Outsiders-to-Insiders tend to mistake the trappings (the money, the status, the position) for the real thing, and that’s why they are most dangerous. Position becomes more important than purpose. There’s a telling anecdote about Tony Blair arriving in his constituency after he’d resigned as Prime Minister, and was therefore just another constituency MP, scanning the car park for the Ministerial car and realising that he’d been downgraded.

Clegg’s enthusiasm

And one can’t help think that Clegg’s enthusiasm for Coalition Government, whatever the rationalisation after the Liberal Democrat’s destruction at the polls last week, was partly because he was an Outsider-who-wanted-to-be-an-Insider. Anything else, and he wouldn’t have been so easily outmanoeuvred by Cameron. Earlier Liberal leaders were either Outsider-Outsiders (like David Steel) or Insider-Outsiders (Jeremy Thorpe, Paddy Ashdown). For their own sake, they need to elect an Outsider-Outsider this time to regain some credibility and rebuild a distinctive political position.

I’d put the former US President Clinton into the same Outsider-Insider category, and probably Reagan as well.

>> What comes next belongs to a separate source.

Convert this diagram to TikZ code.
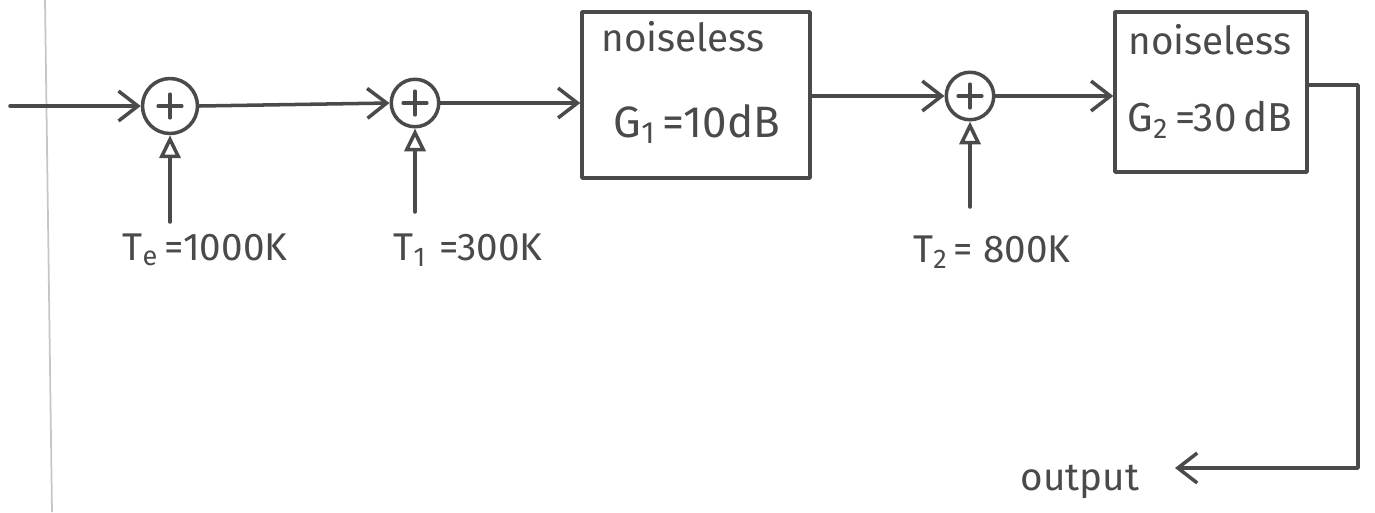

And one of the reasons why Obama has disappointed was that we hoped that he was an Outsider-Outsider, but he it turned out that he was another Outsider-to-Insider, fawning to Wall Street and the American defence/security establishment. An Outsider-Outsider would have closed the prison at Guantanamo Bay years ago.

Being accepted

Perhaps this seems to personalise politics too much, but I don’t think so. This is more a question of culture. A party dominated by Outsider-Insiders will never challenge the status quo. They are much more likely to amplify it. Being comfortable, being accepted, in the corridors of power is more important to them than getting things done. The position is the purpose. And, for my money, the history of New Labour (Lord Mandelson, with his desperation to live in Notting Hill, for example) was the history of a party that was traditionally a party of outsiders being co-opted by people who wanted to be insiders instead.